The results of the in vitro characterization of the methacholine solutions indicate that variability due to dose emission and bronchoconstriction (caused by changes in pH and osmolarity) was minimized. The significance of pH or osmolarity with respect to inhaled methacholine solutions or the quality of the nebulized methacholine dose have never been determined during challenge studies. Nebulizer solutions should be isotonic with a pH greater than 5 [21], but the two most concentrated methacholine solutions had a pH of less than 5. Whether or not these exaggerated the subsequent bronchoconstriction is not known. No significant changes in FEV₁ have been reported after the inhalation of solutions with osmolarities between 150 and 549 mOsmol [22]. Although the two most concentrated methacholine solutions had an osmolarity above this range, they were not affected by the nebulized 4.5% sodium chloride solution which had an osmolarity of 1437 mOsmol. These results and the variablility in dosage emission confirm the need to identify such factors during challenge studies of bioequivalence.

A recent study [8] of almost 400 patients, of all ages and severity of airways obstruction, revealed inhalation rates of greater than 100 l min⁻¹ through a metered dose inhaler. Our results show that emphasis should be placed on advising patients to slow down their inhalation rate when using a metered dose inhaler. We achieved the latter by training patients to inhale over 5 s. The similar amounts of salbutamol excreted in the urine after slow and late inhalations suggest the patient should be inhaling when a dose is actuated rather than be focusing on split second co-ordination of dose release at the start of their inhalation.
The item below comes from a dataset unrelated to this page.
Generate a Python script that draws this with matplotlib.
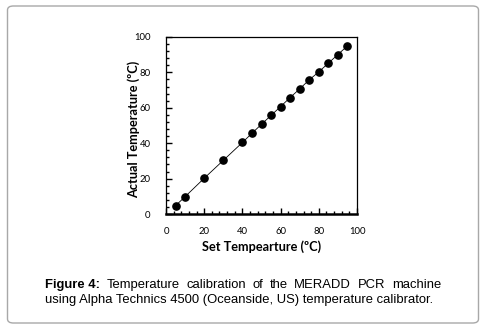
import matplotlib
matplotlib.use('Agg')
import matplotlib.pyplot as plt
from matplotlib.patches import FancyBboxPatch
from matplotlib.ticker import MultipleLocator

# data
set_temp = [5, 10, 20, 30, 40, 45, 50, 55, 60, 65, 70, 75, 80, 85, 90, 95]
actual_temp = [4.7, 9.8, 20.2, 30.3, 40.4, 45.6, 50.7, 55.7, 60.7, 65.8, 70.7, 75.8, 80.3, 85.2, 90.1, 95.0]

caption_1 = ['Figure 4:', 'Temperature', 'calibration', 'of', 'the', 'MERADD', 'PCR', 'machine']
caption_2 = 'using Alpha Technics 4500 (Oceanside, US) temperature calibrator.'

fig = plt.figure(figsize=(4.9, 3.36), dpi=100)

# rounded frame around the whole figure
box = FancyBboxPatch((7.5 / 490, 1 - 323 / 336), 471 / 490, 317 / 336,
                     boxstyle="round,pad=0,rounding_size=0.012",
                     transform=fig.transFigure, facecolor='none',
                     edgecolor='#a8a8a8', linewidth=1.0, zorder=-1)
fig.patches.append(box)

ax = fig.add_axes([166 / 490, 1 - 214 / 336, 191 / 490, 177 / 336])
ax.plot(set_temp, actual_temp, color='black', linewidth=0.6,
        marker='o', markersize=5.2, markerfacecolor='black', markeredgecolor='black')

ax.set_xlim(0, 100)
ax.set_ylim(0, 100)
ax.xaxis.set_major_locator(MultipleLocator(20))
ax.yaxis.set_major_locator(MultipleLocator(20))
ax.xaxis.set_minor_locator(MultipleLocator(4))
ax.yaxis.set_minor_locator(MultipleLocator(4))
ax.tick_params(which='both', direction='in', top=False, right=False,
               width=1.0, labelsize=6.8, colors='black')
ax.tick_params(axis='x', which='major', pad=9.5)
ax.tick_params(axis='y', which='major', pad=11)
ax.tick_params(which='major', length=4)
ax.tick_params(which='minor', length=2.5)
for s in ['top', 'right', 'left']:
    ax.spines[s].set_linewidth(0.9)
ax.spines['bottom'].set_linewidth(1.8)

ax.set_xlabel('Set Tempearture (ºC)', fontsize=9.2, fontweight='bold',
              family='Lato', labelpad=3)
ax.set_ylabel('Actual Temperature (ºC)', fontsize=9.2, fontweight='bold',
              family='Lato')
ax.yaxis.set_label_coords(-26 / 191, 0.48)
for lab in ax.get_xticklabels() + ax.get_yticklabels():
    lab.set_family('Lato')

# caption, first line justified between x=45 and x=441
y1 = 1 - 285 / 336
renderer = fig.canvas.get_renderer()
words = []
for i, w in enumerate(caption_1):
    t = fig.text(0, y1, w, fontsize=9.4, family='Liberation Sans',
                 fontweight='bold' if i == 0 else 'normal', va='center', ha='left')
    words.append(t)
widths = [t.get_window_extent(renderer).width for t in words]
gap = (441 - 45 - sum(widths)) / (len(words) - 1)
x = 45
for t, wd in zip(words, widths):
    t.set_x(x / 490)
    x += wd + gap

fig.text(45 / 490, 1 - 300 / 336, caption_2,
         fontsize=9.4, family='Liberation Sans', va='center', ha='left')

fig.savefig('out.png', dpi=100)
In conclusion the results show that urinary salbutamol excretion measurements have considerable potential for the determination of the relative lung deposition of inhaled salbutamol products. The differences between the inhalation methods confirm the importance of training of the inhalation technique during bioequivalence studies. In clinical practice patients should be encouraged to use a slow inhalation technique even if the dose is actuated after they have started to inhale.